How does saving in my plan cut my taxes?

Read time: 3 to 4 minutes

One of the best things about saving in your retirement is that saving can reduce your taxes—either today or in retirement. This article shows you how.

Pre-tax contributions let you save now and pay later

When you save pre-tax money in your retirement plan, you don’t pay taxes until you withdraw it.
Lower your taxes as you save
If you—like most retirement plan participants—make pre-tax contributions, you’re lowering your taxes while saving for retirement. The money you save in the plan doesn’t count as taxable income. So you’ll owe less in taxes as you save.

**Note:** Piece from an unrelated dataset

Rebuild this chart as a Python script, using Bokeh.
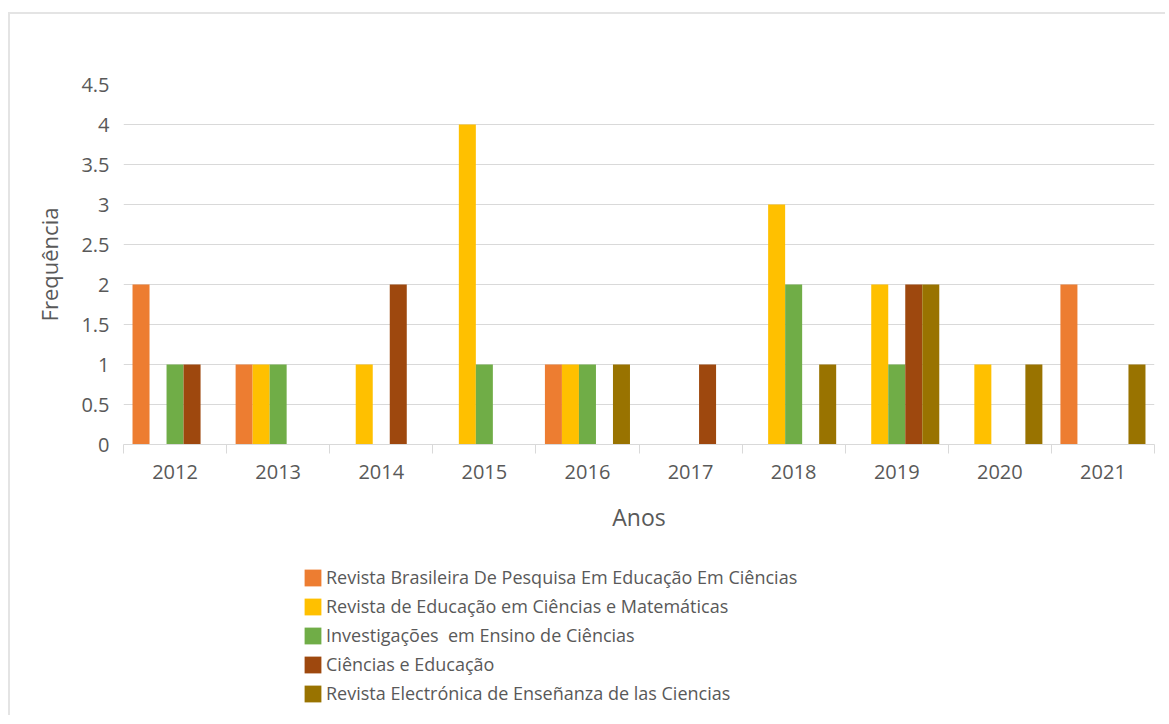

When you withdraw the money, which hopefully won’t happen until you retire, you’ll owe regular federal, state, and local income taxes on your contributions and any earnings.
CAUTION
If you withdraw any pre-tax money before age 59½, you’ll owe a 10% federal tax penalty in addition to your regular taxes unless an exception applies.
Have a happier paycheck
Remember your first real paycheck? Wasn’t it kind of a bummer to see your pay reduced by all those withholdings that you had never heard of before? Pre-tax contributions soften some of those hits.

Your pre-tax contributions are deducted from your income before federal taxes are withheld. This means that the amount of taxes taken out of your paycheck goes down. 

Roth contributions let you pay now and save later

If your plan allows Roth after-tax contributions, you have a second way to save on taxes. You can pay taxes on your contributions now but take tax-free withdrawals in retirement.
How Roth works
More and more retirement plans offer Roth contributions. If yours does (check your plan rules), you can get tax-free income in retirement.

You make Roth contributions with after-tax money, so you don’t get a tax break as you save. But withdrawals of both contributions and any earnings are tax-free if you meet certain conditions.
What are the conditions?

There are two. You must meet both to qualify for tax-free withdrawals.

  1. You must be age 59½ or older when you withdraw the Roth earnings.

  2. You must have made your first Roth contribution at least five years before withdrawing your Roth earnings.
CAUTION

If you don’t meet both requirements for a tax-free withdrawal, any earnings you withdraw are taxed at your regular federal, state, and local rates. You may also owe a 10% federal tax penalty.

Pick your tax break

If your retirement plan offers both pre-tax and Roth contributions, you can decide whether to lower your taxes now or in retirement. Which one makes more sense for you?

Pre-tax might be better if …
  • You’re behind on saving and expect Social Security to be the mainstay of your retirement income.

  • Your pay spikes from time to time because of commissions or bonuses.

  • You have a family and receive certain tax credits such as the earned income tax credit.
Roth might be better if …
  • You’re well-prepared for retirement, with strong savings and benefits.

  • You contribute the maximum allowed to your plan.

  • You pay taxes at a low rate today (10% or 12%).

Note: We mean "better" in the sense that you’ll probably end up paying less in taxes over the course of your lifetime. That may not necessarily be your personal priority today. For some, the benefit of a tax deduction today outweighs the prospect of a tax break in the future.

You can contribute both ways

For most people, it’s tough to be sure whether pre-tax or Roth contributions will save you more in the long run. The good news is, you can make both.

Splitting your contributions between pre-tax and Roth guarantees that at least some of your savings will receive the best tax advantage available to you.

Whenever you invest there's a chance you could lose money. Diversification does not ensure a profit or protect against a loss.